Table 1: Status of EU Nationals in the UK, Quarter 2, 2016. Source: Migration Observatory
|Status of EU Nationals Resident in UK
|EU nationals living in the UK for 5+ years
|EU Nationals born in the UK
|EU Nationals with 5+ years in 2019
|EU Nationals with less than 5 years in 2019
21. The amendment would not however address the question of the post-Brexit status of future arrivals, i.e. those EU nationals who arrive after the Bill becomes an Act of Parliament but before the UK departs the EU, because it does not give these people the right to continue to accrue residency rights. Moreover, once the UK leaves the EU the (EU) legal basis for their stay in the UK will have gone. Practically speaking it would be extremely difficult and morally wrong to ask or indeed to compel these people to leave. Some new legal basis for their residence will have to be found and one distinct from that applicable to those who arrived before the Act was passed because this group would not continue to accrue residency rights. One answer would be to grant them temporary work permits giving them the right to remain for two years. This would also provide a little more breathing room for businesses which will be working towards adapting to life post-Brexit.
22. Inflow from the EU is running at around 270,000 a year so some half a million could arrive over the next two years. There will also be a number of short term EU migrants who will be here at the time of our departure. It is hard to know whether there will be a rush to beat the deadline, as is often the case when immigration rules are changed, or whether EU citizens will be discouraged from coming to the UK. Even if these considerations balance out, there could be something like a further half a million or so EU citizens who would be legally present in the UK at the time of our departure but with no ongoing right to remain.
23. The House of Commons Committee on Exiting the EU has considered this issue and notes the issue of EU migrants who arrived before the EU referendum, before the triggering of Article 50, and those who will arrive before the UK leaves the EU but who would not qualify for permanent residence and concludes that ‘a decision needs to be taken about whether and how to regularise their status, and, if so, what the cut-off date for arrivals should be.’ They do not however suggest when this cut off date should be. There are three obvious dates that could be considered: first, the date of the referendum; second, the date that the Prime Minister notifies the European Commission of its intention to withdraw from the EU under Article 50; and third, the date that the UK leaves the EU. The first would likely face a successful legal challenge and the third would likely cause a surge in movement to the UK ahead of Brexit. Therefore the date of notification under Article 50 would be the most fair and the most practical date to act as a cut-off point for EU nationals in terms of the right to continue to accrue residency rights towards permanent residency.
24. Regardless of whether the amendment remains in the Bill that receives Royal Assent, there is a need for future legislation to address the legal status of those people who do not qualify for permanent residence once Britain leaves the bloc.
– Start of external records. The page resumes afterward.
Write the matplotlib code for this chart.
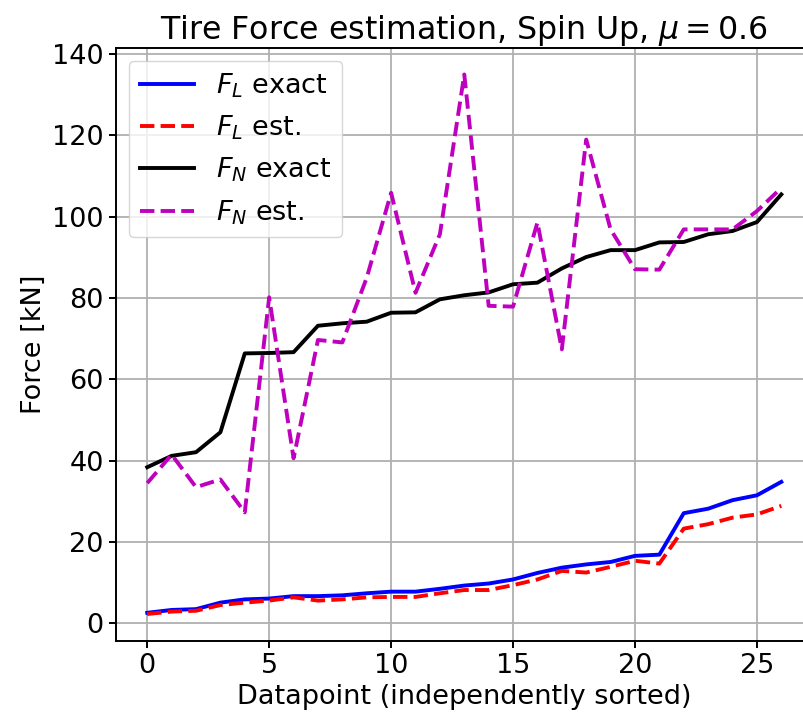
import numpy as np
import matplotlib
matplotlib.use("Agg")
import matplotlib.pyplot as plt

# values (kN), one per datapoint
datapoint = np.arange(27)
fl_exact = [2.6, 3.3, 3.5, 5.1, 5.9, 6.1, 6.7, 6.7, 6.9, 7.4, 7.8, 7.8, 8.5,
            9.3, 9.8, 10.8, 12.4, 13.7, 14.5, 15.1, 16.6, 16.9, 27.1, 28.2,
            30.3, 31.5, 34.8]
fl_est = [2.3, 2.9, 3.1, 4.5, 5.1, 5.6, 6.4, 5.6, 5.9, 6.4, 6.5, 6.5, 7.4,
          8.2, 8.2, 9.4, 10.8, 12.9, 12.5, 13.9, 15.4, 14.7, 23.3, 24.4,
          26.0, 26.8, 28.9]
fn_exact = [38.4, 41.2, 42.1, 47.0, 66.4, 66.5, 66.7, 73.2, 73.8, 74.2, 76.4,
            76.5, 79.7, 80.7, 81.4, 83.4, 83.8, 87.3, 90.1, 91.8, 91.8, 93.7,
            93.8, 95.7, 96.5, 98.7, 105.5]
fn_est = [34.5, 41.5, 33.5, 35.4, 27.3, 80.2, 40.6, 69.7, 69.1, 85.0, 105.9,
          81.3, 95.7, 135.0, 78.1, 77.9, 98.6, 67.4, 119.0, 96.9, 87.1, 87.0,
          96.9, 96.9, 96.9, 101.4, 107.1]

fig = plt.figure(figsize=(8.04, 7.22), dpi=100)
ax = fig.add_axes([0.1437, 0.1122, 0.8675, 0.822])

lw = 2.8
ax.plot(datapoint, fl_exact, 'b', lw=lw, label=r'$F_L$ exact')
ax.plot(datapoint, fl_est, 'r--', lw=lw, label=r'$F_L$ est.')
ax.plot(datapoint, fn_exact, 'k', lw=lw, label=r'$F_N$ exact')
ax.plot(datapoint, fn_est, 'm--', lw=lw, label=r'$F_N$ est.')

ax.grid(True, color='#b0b0b0', lw=1.3)
ax.set_axisbelow(True)
for sp in ax.spines.values():
    sp.set_linewidth(1.4)
ax.tick_params(labelsize=19.5, length=5, width=1.4)

ax.set_xlabel('Datapoint (independently sorted)', fontsize=19.5)
ax.set_ylabel('Force [kN]', fontsize=19.5)
ax.set_title(r'Tire Force estimation, Spin Up, $\mu = 0.6$', fontsize=22.8)
ax.legend(loc='upper left', fontsize=19.5)

fig.savefig('out.png', dpi=100)
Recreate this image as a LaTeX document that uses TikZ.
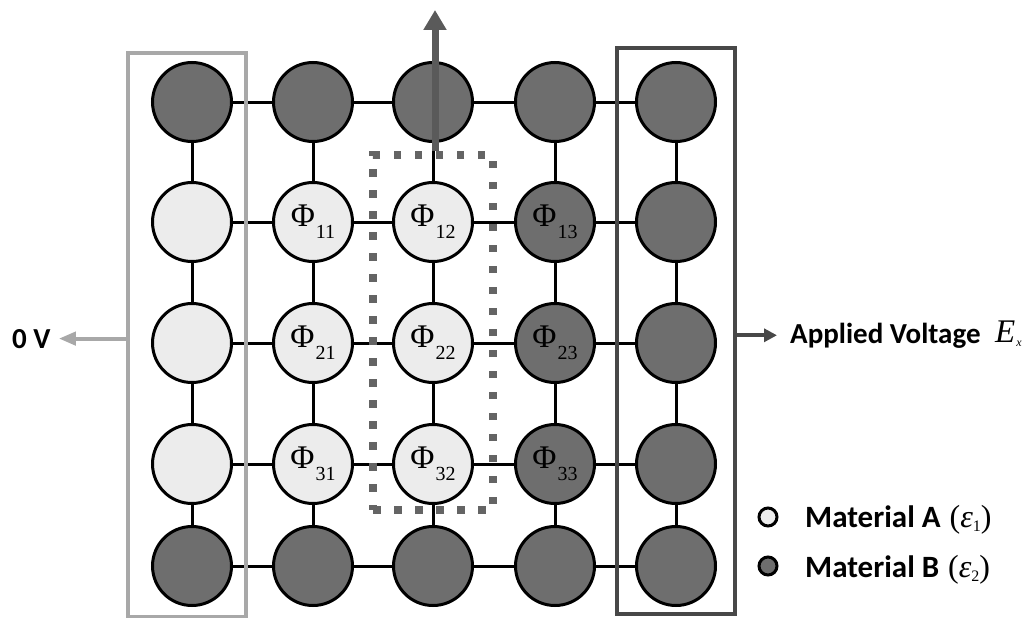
\documentclass[tikz,border=0pt]{standalone}
\usepackage{fontspec}
\setmainfont{Carlito}
\newfontfamily\tmsf{Liberation Serif}
\usetikzlibrary{arrows.meta}
\definecolor{darkfill}{RGB}{110,110,110}
\definecolor{lightfill}{RGB}{236,236,236}
\definecolor{leftgray}{RGB}{168,168,168}
\definecolor{rightgray}{RGB}{72,72,72}
\definecolor{dotgray}{RGB}{100,100,100}
\definecolor{topgray}{RGB}{90,90,90}
\newcommand{\phil}[1]{{\tmsf\fontsize{33}{33}\selectfont Φ}\kern1pt\raisebox{-12pt}{\tmsf\fontsize{20}{20}\selectfont #1}}
\begin{document}
\begin{tikzpicture}[x=1pt,y=-1pt,
  site/.style={circle, draw=black, line width=3pt, minimum size=79pt, inner sep=0pt},
  matA/.style={site, fill=lightfill},
  matB/.style={site, fill=darkfill},
  bond/.style={line width=3pt, black},
  lbl/.style={inner sep=0pt, font=\fontsize{29}{34}\selectfont\bfseries},
  leglbl/.style={inner sep=0pt, font=\fontsize{31}{36}\selectfont\bfseries},
  legdot/.style={circle, draw=black, line width=3pt, minimum size=18pt, inner sep=0pt}]
\useasboundingbox (0,0) rectangle (1036,618);
% row 1
\node[matB] (n11) at (192,102) {};
\node[matB] (n12) at (313,102) {};
\node[matB] (n13) at (433,102) {};
\node[matB] (n14) at (555,102) {};
\node[matB] (n15) at (676,102) {};
% row 2
\node[matA] (n21) at (192,222) {};
\node[matA] (n22) at (313,222) {\phil{11}};
\node[matA] (n23) at (433,222) {\phil{12}};
\node[matB] (n24) at (555,222) {\phil{13}};
\node[matB] (n25) at (676,222) {};
% row 3
\node[matA] (n31) at (192,343) {};
\node[matA] (n32) at (313,343) {\phil{21}};
\node[matA] (n33) at (433,343) {\phil{22}};
\node[matB] (n34) at (555,343) {\phil{23}};
\node[matB] (n35) at (676,343) {};
% row 4
\node[matA] (n41) at (192,464) {};
\node[matA] (n42) at (313,464) {\phil{31}};
\node[matA] (n43) at (433,464) {\phil{32}};
\node[matB] (n44) at (555,464) {\phil{33}};
\node[matB] (n45) at (676,464) {};
% row 5
\node[matB] (n51) at (192,566) {};
\node[matB] (n52) at (313,566) {};
\node[matB] (n53) at (433,566) {};
\node[matB] (n54) at (555,566) {};
\node[matB] (n55) at (676,566) {};
% bonds
\foreach \r in {1,...,5}{
  \foreach \c/\d in {1/2,2/3,3/4,4/5}{
    \draw[bond] (n\r\c) -- (n\r\d);
  }
}
\foreach \c in {1,...,5}{
  \foreach \r/\s in {1/2,2/3,3/4,4/5}{
    \draw[bond] (n\r\c) -- (n\s\c);
  }
}
% boxes
\node[draw=leftgray, line width=3.5pt, minimum width=118pt, minimum height=564pt, inner sep=0pt] (lbox) at (187,335) {};
\node[draw=rightgray, line width=4pt, minimum width=118pt, minimum height=566pt, inner sep=0pt] (rbox) at (676,331) {};
\node[draw=dotgray, line width=7.5pt, dash pattern=on 7.5pt off 13.5pt, minimum width=120pt, minimum height=355pt, inner sep=0pt] (dbox) at (433,332.5) {};
% top arrow
\coordinate (tip) at (435,10);
\draw[line width=7pt, topgray, -{Triangle[length=20pt,width=22pt]}] (dbox.north -| tip) -- (tip);
% side labels and arrows
\node[lbl, anchor=base west] (zv) at (12,348) {0 V};
\draw[line width=4pt, leftgray, -{Triangle[length=17pt,width=13pt]}] (lbox.west |- zv.east) -- ([xshift=8pt]zv.east);
\node[lbl, anchor=base west] (av) at (790,343) {Applied Voltage};
\draw[line width=4pt, rightgray, -{Triangle[length=13pt,width=13pt]}] (rbox.east |- av.west) -- ([xshift=-13pt]av.west);
\node[inner sep=0pt, anchor=base west, font=\tmsf\itshape\fontsize{33}{36}\selectfont] (ex) at (995,342) {E\kern1pt\raisebox{-4pt}{\fontsize{12}{12}\selectfont x}};
% legend
\node[legdot, fill=lightfill] (legA) at (768,517) {};
\node[legdot, fill=darkfill] (legB) at (768,566) {};
\node[leglbl, anchor=base west] (txtA) at (805,527) {Material A\hspace{9pt}{\mdseries\tmsf\fontsize{32}{36}\selectfont(\textit{ε}\raisebox{-4pt}{\fontsize{16}{16}\selectfont 1})}};
\node[leglbl, anchor=base west] (txtB) at (805,577) {Material B\hspace{9pt}{\mdseries\tmsf\fontsize{32}{36}\selectfont(\textit{ε}\raisebox{-4pt}{\fontsize{16}{16}\selectfont 2})}};
\end{tikzpicture}
\end{document}
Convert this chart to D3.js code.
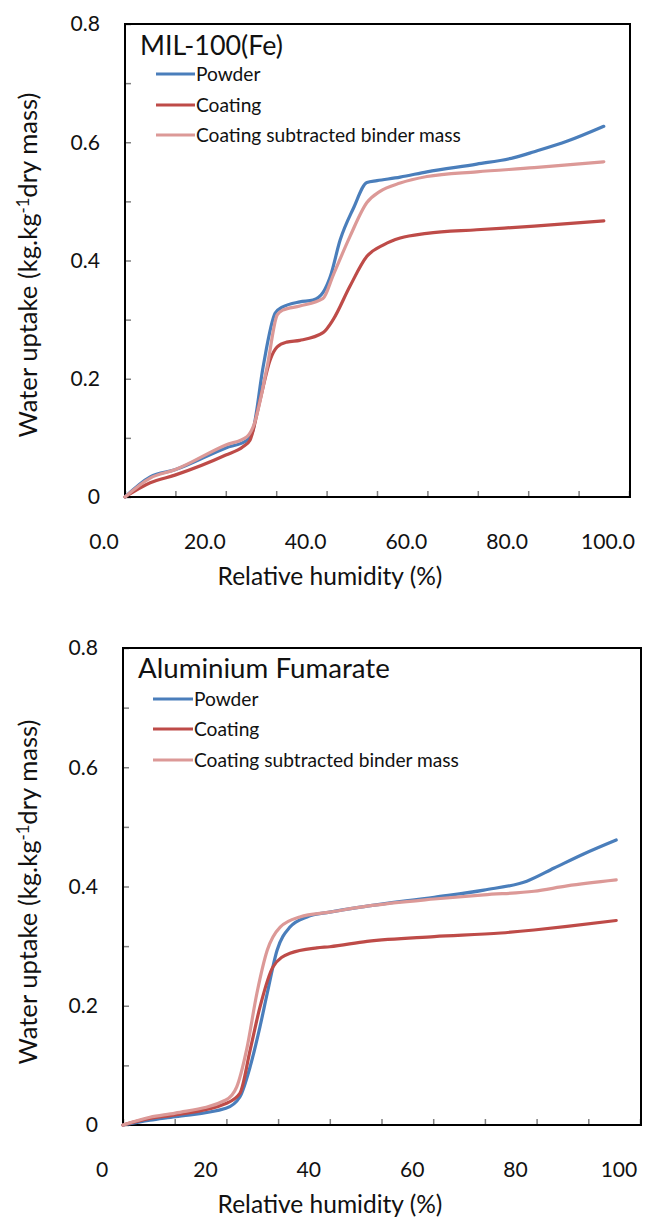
<!DOCTYPE html>
<html><head><meta charset="utf-8">
<script src="https://cdn.jsdelivr.net/npm/d3@7"></script>
<style>html,body{margin:0;padding:0;background:#fff;}svg{display:block;font-family:Lato,"Open Sans",sans-serif;}</style>
</head><body>
<svg id="chart" width="646" height="1220"></svg>
<script>
// ---------- DATA ----------
const seriesNames = ["Powder", "Coating", "Coating subtracted binder mass"];
const seriesColors = ["#4a7ebb", "#be4b48", "#dc9997"];

// MIL-100(Fe) — relative humidity (%) and water uptake (kg/kg)
const milPowderRH = [0,5.0,9.9,20.0,24.2,25.4,27.4,29.8,31.2,34.7,37.3,39.3,40.7,42.7,45.3,48.0,50.0,54.6,59.9,69.8,77.2,81.2,87.8,95.0];
const milPowderU  = [0,0.034,0.046,0.083,0.096,0.113,0.220,0.311,0.321,0.330,0.333,0.346,0.372,0.435,0.488,0.532,0.535,0.541,0.550,0.563,0.574,0.584,0.602,0.627];
const milCoatRH = [0,5.0,9.9,20.0,23.4,24.8,26.8,28.8,30.2,32.1,34.7,39.3,41.3,44.6,48.0,51.4,54.6,59.9,69.8,81.2,95.0];
const milCoatU  = [0,0.024,0.037,0.071,0.085,0.096,0.164,0.232,0.254,0.262,0.265,0.278,0.300,0.356,0.407,0.427,0.438,0.446,0.452,0.458,0.467];
const milSubRH = [0,5.0,9.9,20.0,24.2,25.4,28.2,30.2,31.3,34.7,39.3,41.3,44.6,48.0,50.6,54.6,59.9,69.8,81.2,95.0];
const milSubU  = [0,0.032,0.046,0.088,0.102,0.118,0.220,0.308,0.316,0.323,0.336,0.375,0.440,0.498,0.517,0.531,0.542,0.550,0.557,0.567];

// Aluminium Fumarate
const alfPowderRH = [0,5.2,10.1,19.9,22.6,24.6,26.5,27.9,29.8,32.3,35.6,40.0,47.2,60.2,69.8,78.1,83.4,89.2,95.4];
const alfPowderU  = [0,0.008,0.014,0.028,0.047,0.098,0.165,0.221,0.293,0.332,0.349,0.357,0.367,0.382,0.394,0.409,0.431,0.455,0.478];
const alfCoatRH = [0,5.2,10.1,19.9,22.6,24.6,26.5,29.0,32.3,37.5,40.0,47.2,60.2,73.1,79.5,85.9,95.4];
const alfCoatU  = [0,0.011,0.017,0.036,0.053,0.126,0.198,0.265,0.288,0.297,0.299,0.308,0.316,0.322,0.327,0.333,0.343];
const alfSubRH = [0,5.2,10.1,19.9,22.0,23.9,25.9,27.9,30.4,34.2,40.0,47.2,60.2,69.8,79.5,85.9,95.4];
const alfSubU  = [0,0.013,0.020,0.042,0.064,0.126,0.221,0.293,0.332,0.349,0.357,0.367,0.379,0.386,0.392,0.401,0.411];

const yTicks = [0,0.1,0.2,0.3,0.4,0.5,0.6,0.7,0.8];
const yLabels = {0:"0",0.2:"0.2",0.4:"0.4",0.6:"0.6",0.8:"0.8"};
const xTicks = [0,10,20,30,40,50,60,70,80,90,100];
const xLabelValues = [0,20,40,60,80,100];
const topXLabels = ["0.0","20.0","40.0","60.0","80.0","100.0"];
const botXLabels = ["0","20","40","60","80","100"];
const chartTitles = ["MIL-100(Fe)", "Aluminium Fumarate"];
const xTitle = "Relative humidity (%)";

// ---------- LAYOUT ----------
const svg = d3.select("#chart");
const zip = (a,b) => a.map((v,i)=>[v,b[i]]);

function fitFont(sel, target, base){
  sel.style("font-size", base+"px");
  const l = sel.node().getComputedTextLength();
  const s = base*target/l;
  sel.style("font-size", s+"px");
  return s;
}

const probe = svg.append("text").text("100.0");
const tickFs = fitFont(probe, 54, 20);
probe.text("Coating subtracted binder mass");
const legFs = fitFont(probe, 265, 20);
probe.text(xTitle);
const axFs = fitFont(probe, 225, 20);
probe.remove();

const panels = [
  {title: chartTitles[0], L:125, R:629, T:24, B:497, xl: topXLabels, titleW:143, titleX:140, titleY:55,
   lx1:156, lx2:195, ly:[74,105,135], yc:265,
   series:[zip(milPowderRH,milPowderU), zip(milCoatRH,milCoatU), zip(milSubRH,milSubU)]},
  {title: chartTitles[1], L:123, R:640, T:648, B:1125, xl: botXLabels, titleW:252, titleX:138, titleY:678,
   lx1:153, lx2:193, ly:[699,729,760], yc:892,
   series:[zip(alfPowderRH,alfPowderU), zip(alfCoatRH,alfCoatU), zip(alfSubRH,alfSubU)]}
];

panels.forEach(p => {
  const x = d3.scaleLinear().domain([0,100]).range([p.L, p.R]);
  const y = d3.scaleLinear().domain([0,0.8]).range([p.B, p.T]);
  const g = svg.append("g");

  const ya = g.append("g").attr("transform", `translate(${p.L},0)`)
    .call(d3.axisLeft(y).tickValues(yTicks).tickSize(-6).tickSizeOuter(0).tickPadding(25)
      .tickFormat(d => { const k = Math.round(d*10)/10; return yLabels[k] !== undefined ? yLabels[k] : ""; }));
  ya.select(".domain").remove();
  ya.selectAll("line").attr("stroke","#808080").attr("stroke-width",1.5);
  ya.selectAll("text").attr("fill","#111").style("font-size", tickFs+"px").style("font-family","Lato");

  const xa = g.append("g").attr("transform", `translate(0,${p.B})`)
    .call(d3.axisBottom(x).tickValues(xTicks).tickSize(-6).tickSizeOuter(0).tickFormat(""));
  xa.select(".domain").remove();
  xa.selectAll("line").attr("stroke","#808080").attr("stroke-width",1.5);

  g.selectAll(".xl").data(xLabelValues).join("text")
    .attr("x", d => x(d) - 21).attr("y", p.B + 52)
    .attr("text-anchor","middle").attr("fill","#111").style("font-size", tickFs+"px")
    .text((d,i) => p.xl[i]);

  g.append("rect").attr("x", p.L).attr("y", p.T).attr("width", p.R - p.L + 1).attr("height", p.B - p.T)
    .attr("fill","none").attr("stroke","#000").attr("stroke-width",2);

  const line = d3.line().x(d => x(d[0])).y(d => y(d[1])).curve(d3.curveMonotoneX);
  p.series.forEach((s,i) => {
    g.append("path").datum(s).attr("d", line).attr("fill","none")
      .attr("stroke", seriesColors[i]).attr("stroke-width",3.2)
      .attr("stroke-linejoin","round").attr("stroke-linecap","round");
  });

  const t = g.append("text").attr("x", p.titleX).attr("y", p.titleY).attr("fill","#111").text(p.title);
  fitFont(t, p.titleW, 24);

  seriesNames.forEach((n,i) => {
    g.append("line").attr("x1", p.lx1).attr("x2", p.lx2).attr("y1", p.ly[i]).attr("y2", p.ly[i])
      .attr("stroke", seriesColors[i]).attr("stroke-width",3.2);
    g.append("text").attr("x", p.lx2 + 1).attr("y", p.ly[i] + 6.5).attr("fill","#111")
      .style("font-size", legFs+"px").text(n);
  });

  g.append("text").attr("x", 330).attr("y", p.B + 88).attr("text-anchor","middle").attr("fill","#111")
    .style("font-size", axFs+"px").text(xTitle);
  const yt = g.append("text").attr("transform", `translate(37,${p.yc}) rotate(-90)`)
    .attr("text-anchor","middle").attr("fill","#111");
  yt.append("tspan").text("Water uptake (kg.kg");
  yt.append("tspan").attr("dy", -8).style("font-size","0.65em").text("-1");
  yt.append("tspan").attr("dy", 8).text("dry mass)");
  fitFont(yt, 345, 20);
});
</script>
</body></html>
Since their right to live in the UK was predicated on the UK being a member of the European Union, a new basis for their right to remain will have to be set out in law.
25. Future legislation will also have to address the technical issue that permanent residence is a term that exists in EU legislation but not domestic legislation. Permanent residence is loosely akin to indefinite leave to remain (ILR) which is granted to non-EU nationals, but it is distinct because, for example, ILR can be withdrawn (e.g. in certain circumstances where the holder leaves the country for more than two years). Future legislation could continue to recognise the concept of permanent residence for those who have/will have acquired this status by the date of our departure. For those EU nationals who have not by then acquired the right of permanent residence but who have built up at least two years as ‘qualified persons’, the government may wish to grant some intermediate status.
26. Even if the legal status of EU residents in the UK can be resolved there remains a practical difficulty associated with identifying EU residents in the UK and their date of arrival. Unlike other EU countries the UK does not have a population register which would identify the resident population in any given year.
27. The requirements for permanent residence are more extensive than simply five years continuous residence. Students and the self-sufficient for example are also required to demonstrate that they have held comprehensive sickness insurance (CSI) throughout their time spent here on that basis. It has been reported that some EU migrants have been unaware of this requirement. However, on a strict liability basis, someone subject to that requirement but who has not held CSI would not qualify for permanent residence. It is not clear whether or not the Home Office will enforce this requirement. The House of Commons Committee on Exiting the European Union has effectively suggested that the requirement for CSI be abandoned. They conclude in their report that ‘the government should state that access to the NHS is considered sufficient to fulfil the requirements for CSI, and that it will introduce legislation to that effect if necessary.’
28. Applicants for permanent residence will also have to provide documentation in support of their application for certification to show that they have been exercising a treaty right, i.e. that they have been employed, self-employed, a student, or self-sufficient. For those who have been employed continuously for five years this is less of a problem, however for those who may have had a career break, for those with a continuous absence from the UK of six months or more, those who are working or for part of their time have worked on a self-employed basis or who are or have been low earners then the process will be be more complex, and not all will meet the rules.
29. Some MPs and Peers in Parliament have expressed their concern that a unilateral guarantee for EU citizens in the UK leaves British citizens vulnerable in the future negotiations. While it is possible that a unilateral guarantee from the UK government to protect the rights of EU nationals could be seen as a gesture of goodwill and could prompt a similar guarantee from the rest of the EU, this is by no means certain. It is also possible that the issue of UK nationals in other member states would slip down the agenda once discussions got going or, worse, British citizens could be used as a bargaining chip by other member states. Given that the UK government is legally responsible for protecting the rights of British citizens around the world its position is entirely understandable.